Masha Esipova's portrait
Masha Esipova's CV in pdf

Hi, my name is Masha (Maria) Esipova. I am currently a Marie Skłodowska-Curie Fellow (PI of EU project 891493 “GeMeTIC”) at the University of Oslo, Department of Linguistics and Scandinavian Studies. Before this, I was a Postdoctoral Research Associate and Lecturer in Linguistics at Princeton University (2019–2020). I hold a PhD in Linguistics from New York University (2019).

I work on natural language semantics and its interfaces with syntax, pragmatics, and prosody. That is I study how we interpret the meaning of sentences and how that is affected by the structure of those sentences, the context in which they are uttered, and the intonation with which they are uttered.

Much of my current research focuses on how meaning can be expressed through various channels in spoken language (lexicalized spoken morphemes, gestures, facial expressions, prosody), and how the various bits of meaning thus expressed come together at different levels of representation. My ongoing projects within this research program concern affective, quotative, mirative, optative, and degree modification meanings expressed multi-modally. I have also been working on at-issue vs. not-at-issue content in pictorial representations. Lately I have also been developing an interest in social meanings, such as the sociopragmatic aspect of T–V features and gender on pronouns. In my undergraduate years, I did some research on Russian Sign Language; I am still very much interested in sign language linguistics, and I am planning to extend my research program to comparative investigations of sign, speech, and pictorial representations in the future.

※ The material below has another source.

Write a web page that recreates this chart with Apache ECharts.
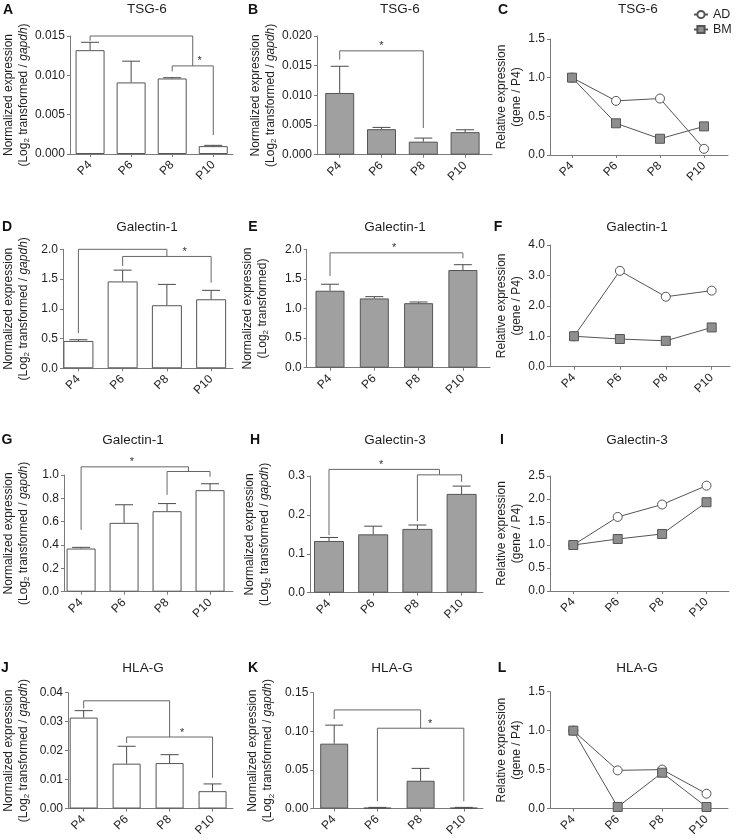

In my dissertation, I advocated for a uniform, composition-driven approach to projection of compositionally integrated pieces of meaning from under semantic operators in both speech and gesture. Under this approach, the projection behavior pattern of a given piece of content is determined by how it composes in the syntax/semantics. I show that this approach is efficient in explaining the projection behavior of a range of content types, including spoken adjectives and appositives, hand gestures, facial expressions, phi-features on pronouns, and relative height of hand gestures. My dissertation committee members were Lucas Champollion (Chair), Ailís Cournane, Kathryn Davidson, Stephanie Harves, and Philippe Schlenker.